With the start of a new year, golfers start salivating at the prospect of new equipment that they hope will help them shoot lower scores. At the top of most golfers' wish lists for a new season is typically a driver.
For 2022, Callaway Golf is offering a new, four-driver family that offers new shared technologies in unique heads designed to help specific profiles of golfers perform better than ever.
Tungsten Speed Cartridge
This year's driver family is called the Rogue ST, and the headline technology found in all four drivers is a concept called the Tungsten Speed Cartridge. (Cartridge makes me think of old Nintendo games that you had to blow into to make sure they worked right, but I digress.) The Tungsten Speed Cartridge is weight block of up to 26 grams that's placed low and deep in the head for improved MOI and higher ball speeds. Blocks of mass aren't particularly new in the driver space, but it is increasingly a key feature that really does improve performance.
Of course, the head shape and key technologies, like the Jailbreak Speed Frame, have been modified, improved and re-positioned to maximize their effectiveness in this lineup of drivers. The JSF has been refined to offer even more ball speed, which is ultimately a big push with any driver. There's more of a balancing act, however, in the Rogue lineup than, say, the Epic lineup, which we'll get next year.
Callaway continues to tout the use of artificial intelligence and rapid virtual prototyping in their designs, optimizing spin, speed and forgiveness. The company believes it has an advantage with Rogue ST in doing all this in a driver with a one-piece frame (or chassis, depending on who you're asking), which means less bonding and the weight that comes from that process.

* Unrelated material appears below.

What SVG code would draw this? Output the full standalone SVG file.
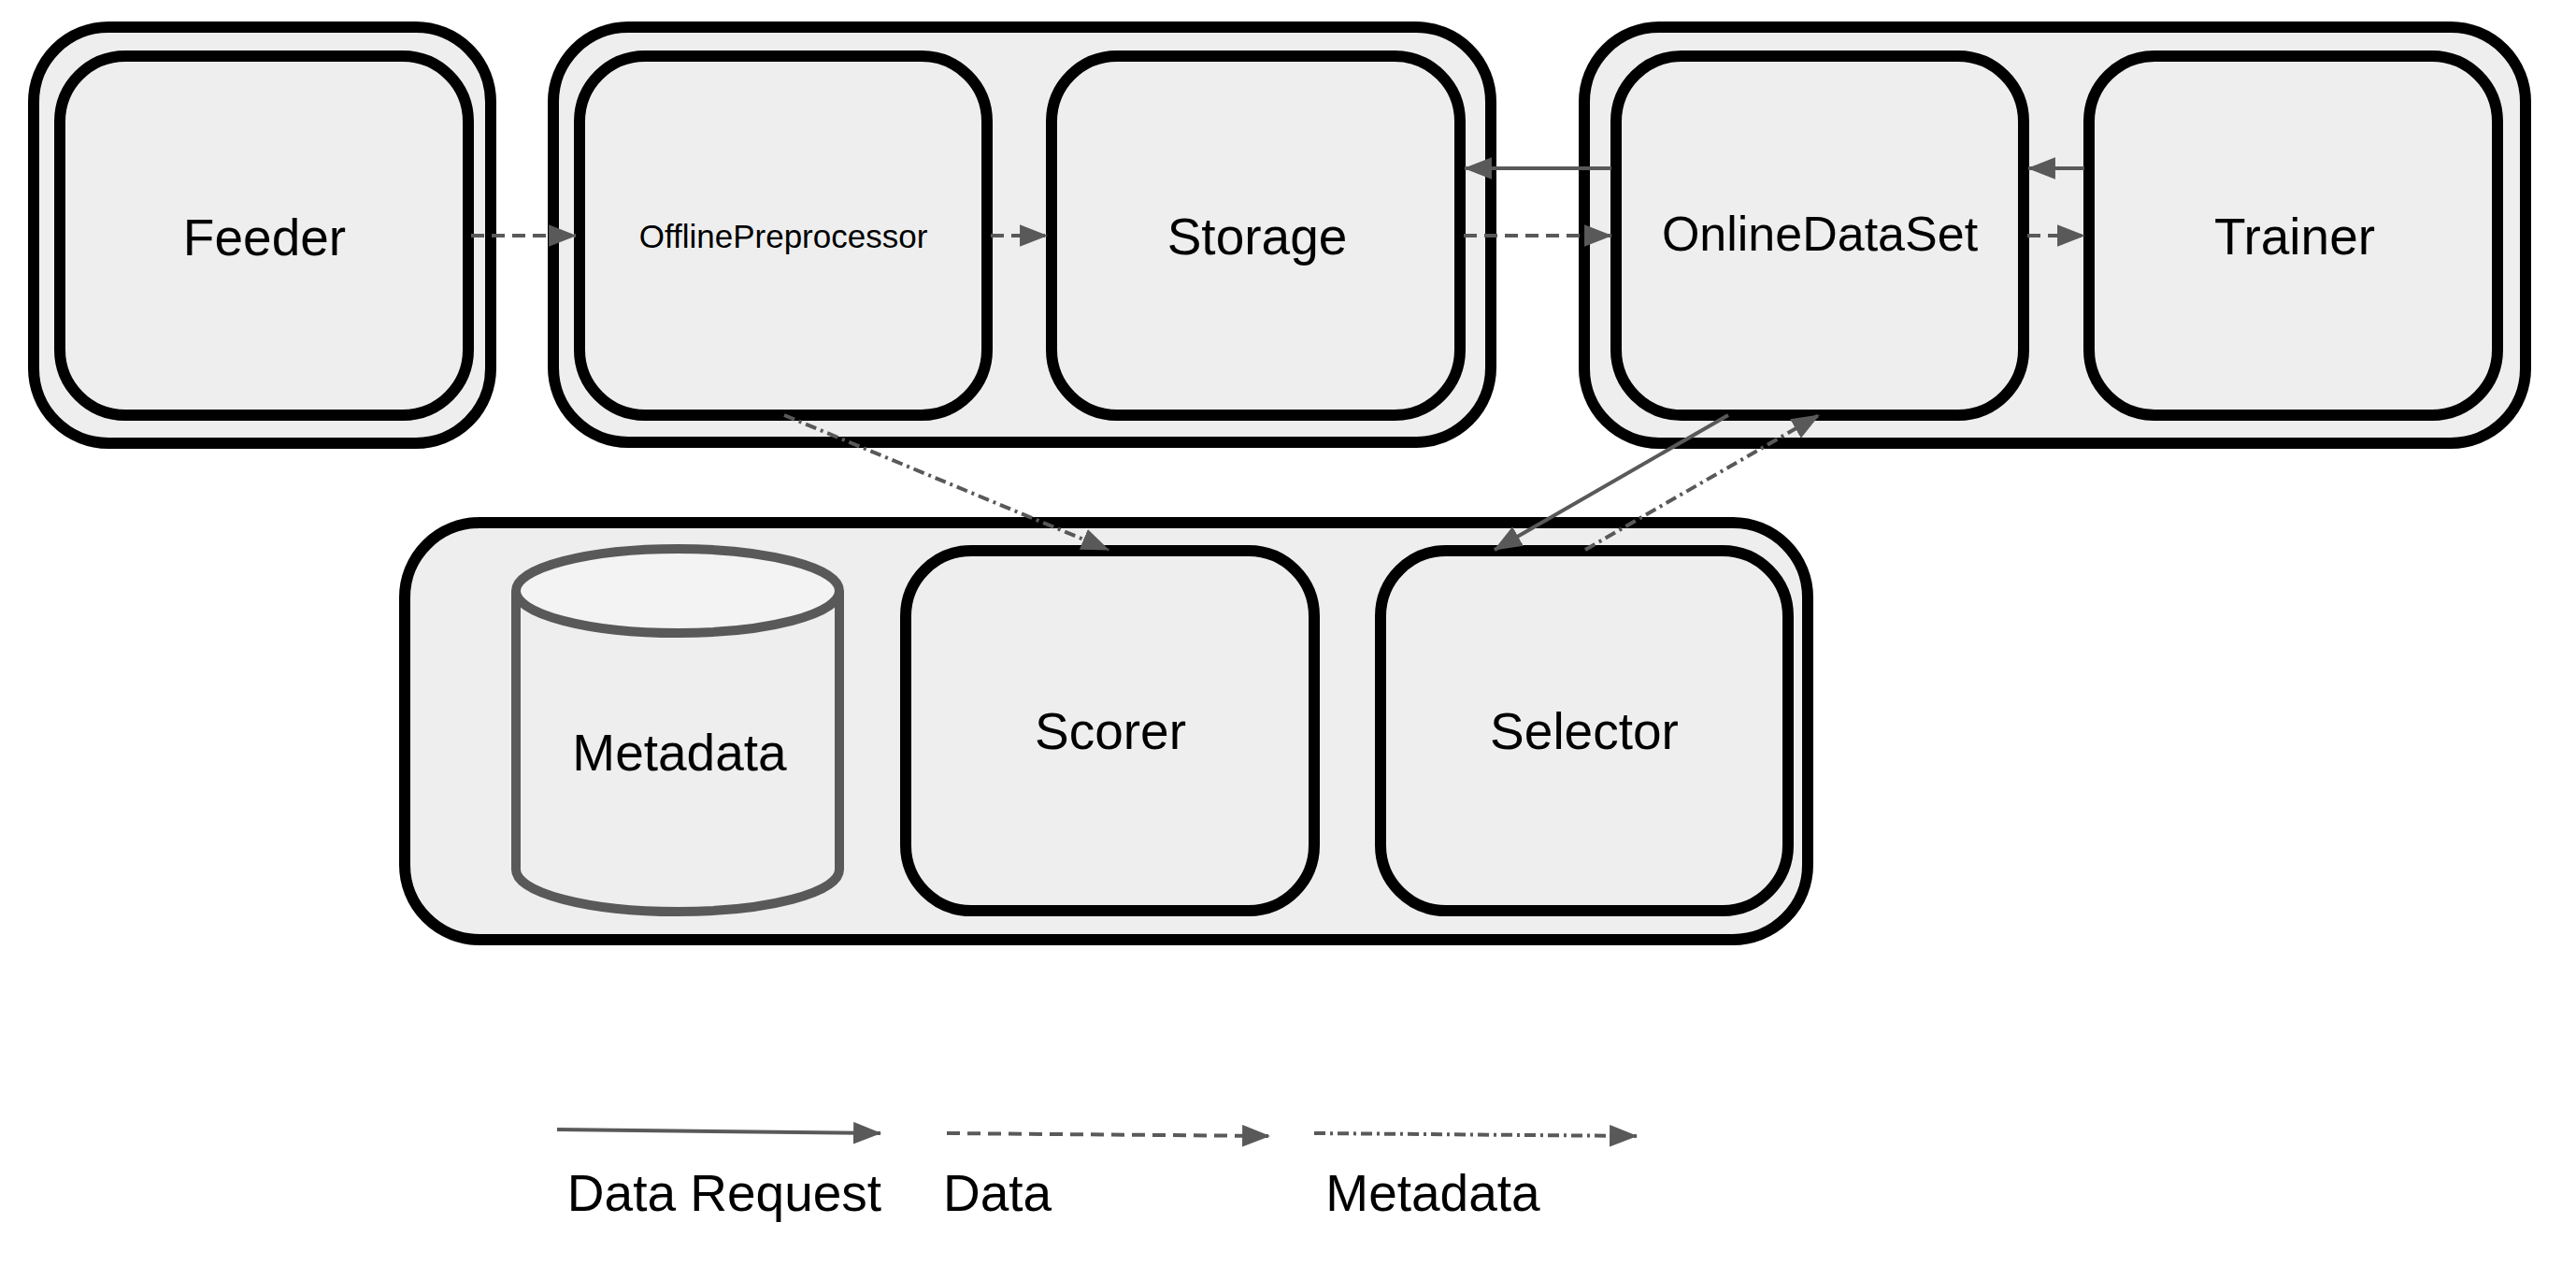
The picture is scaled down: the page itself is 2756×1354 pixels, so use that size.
<svg xmlns="http://www.w3.org/2000/svg" width="2756" height="1354" viewBox="0 0 2756 1354">
<style>
.grp{fill:#eeeeee;stroke:#000;stroke-width:12}
.node{fill:#eeeeee;stroke:#000;stroke-width:12}
.lbl{font-family:"Liberation Sans",Arial,sans-serif;font-size:55px;fill:#000;text-anchor:middle}
.c{fill:none;stroke:#595959;stroke-width:4}
.solid{marker-end:url(#ah)}
.dash{stroke-dasharray:14 8;marker-end:url(#ah)}
.dd{stroke-dasharray:12 5 3 5;marker-end:url(#ah)}
</style>
<defs>
<marker id="ah" markerUnits="userSpaceOnUse" markerWidth="30" markerHeight="24" viewBox="0 0 28 22" refX="27" refY="11" orient="auto">
<path d="M0,0 L28,11 L0,22 Z" fill="#595959"/>
</marker>
</defs>
<rect width="2756" height="1354" fill="#fff"/>
<g id="group-feeder"><rect class="grp" x="36" y="29" width="489" height="445" rx="80"/></g>
<g id="group-offline"><rect class="grp" x="592" y="29" width="1003" height="444" rx="80"/></g>
<g id="group-online"><rect class="grp" x="1695" y="29" width="1007" height="445" rx="80"/></g>
<g id="group-meta"><rect class="grp" x="433" y="559" width="1501" height="446" rx="80"/></g>
<g id="feeder"><rect class="node" x="64" y="60" width="437" height="384" rx="70"/><text class="lbl" x="283" y="273">Feeder</text></g>
<g id="offline"><rect class="node" x="620" y="60" width="436" height="384" rx="70"/><text class="lbl" x="838" y="265" style="font-size:35px">OfflinePreprocessor</text></g>
<g id="storage"><rect class="node" x="1125" y="60" width="437" height="384" rx="70"/><text class="lbl" x="1345" y="272">Storage</text></g>
<g id="onlinedataset"><rect class="node" x="1729" y="60" width="436" height="384" rx="70"/><text class="lbl" x="1947" y="268" style="font-size:52px">OnlineDataSet</text></g>
<g id="trainer"><rect class="node" x="2235" y="60" width="437" height="384" rx="70"/><text class="lbl" x="2455" y="272">Trainer</text></g>
<g id="metadata">
<path d="M552,632 L552,930 A173,45 0 0 0 898,930 L898,632" fill="#eeeeee" stroke="#595959" stroke-width="10"/>
<ellipse cx="725" cy="632" rx="173" ry="45" fill="#f3f3f3" stroke="#595959" stroke-width="10"/>
<text class="lbl" x="727" y="824">Metadata</text>
</g>
<g id="scorer"><rect class="node" x="969" y="589" width="437" height="385" rx="70"/><text class="lbl" x="1188" y="801">Scorer</text></g>
<g id="selector"><rect class="node" x="1477" y="589" width="436" height="385" rx="70"/><text class="lbl" x="1695" y="801">Selector</text></g>
<g id="connectors">
<path class="c dash" d="M504,252 L616,252"/>
<path class="c dash" d="M1060,252 L1120,252"/>
<path class="c dash" d="M1566,252 L1724,252"/>
<path class="c dash" d="M2169,252 L2230,252"/>
<path class="c solid" d="M1724,180 L1567,180"/>
<path class="c solid" d="M2230,180 L2170,180"/>
<path class="c dd" d="M839,444 L1186,588"/>
<path class="c solid" d="M1849,444 L1599,588"/>
<path class="c dd" d="M1696,588 L1946,444"/>
</g>
<g id="legend">
<path class="c solid" d="M596,1208 L942,1212"/>
<path class="c dash" d="M1013,1212 L1358,1215"/>
<path class="c dd" d="M1406,1212 L1751,1215"/>
<text class="lbl" x="775" y="1295">Data Request</text>
<text class="lbl" x="1067" y="1295">Data</text>
<text class="lbl" x="1533" y="1295">Metadata</text>
</g>
</svg>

There four drivers in the series are:
- Rogue ST Max: The catch-all model, blending distance and forgiveness for a big portion of the fitting bell curve. It has a mild draw bias and the largest footprint of the four drivers.
- Rogue ST Max LS: Meant for perhaps a more consistent player (or one just less out to draw it), it naturally flights slightly lower with less spin and is geared to launch with less draw bias. It's kind of a blank canvas for a golfer, which can be a good thing.
- Rogue ST Max D: The heavily draw-biased model of the series, built for the slicer. It has a larger face, sits slighlty closed at address and dares a golfer to hit it right. However, the draw bias is really from weight properties, so a golfer won't notice it as easily, but that weight movement means emphasizing avoiding the right rather than overall forgiveness.
- Rogue ST Triple Diamond LS: A low-profile, low-spin head for better players, the Triple D is not going to be a huge seller. It's a 450cc head (vs. 460cc more commonly) and has potentially the slightest of fade biases. Yup, you read that right. There's less MOI in this head, but a better player can do more of what they want with it.
Note that none of the four drivers have movable weights of any kind. There's a strategy here. By offering four specific heads, Callaway feels it can dial in a player with a head rather than having to play around with weight ports and tracks that, frankly, come with some small amount of diminished performance in speed, forgiveness or both. There's only so much engineering can do to overcome discretionary weight applied to the purpose of customization.
Pricing and release dates
The Callaway Rogue ST Max and Rogue ST Max D drivers are available in 9-, 10.5- and 12-degree models, while Rogue ST Max LS and Rogue ST Triple Diamond LS are available in 9- and 10.5-degree heads. All are available in right- and left-handed models.
The stock shaft range includes the Project X Cypher Black (40 and 50 grams), Mitsubishi Tensei AV Blue (50, 60 and 70 grams) and Mitsubishi Tensei AV White (60, 70 and 80 grams).
All four Callaway Rogue ST drivers retail for $550, with the pre-sale beginning Jan. 21 and a full retail launch on Feb. 18.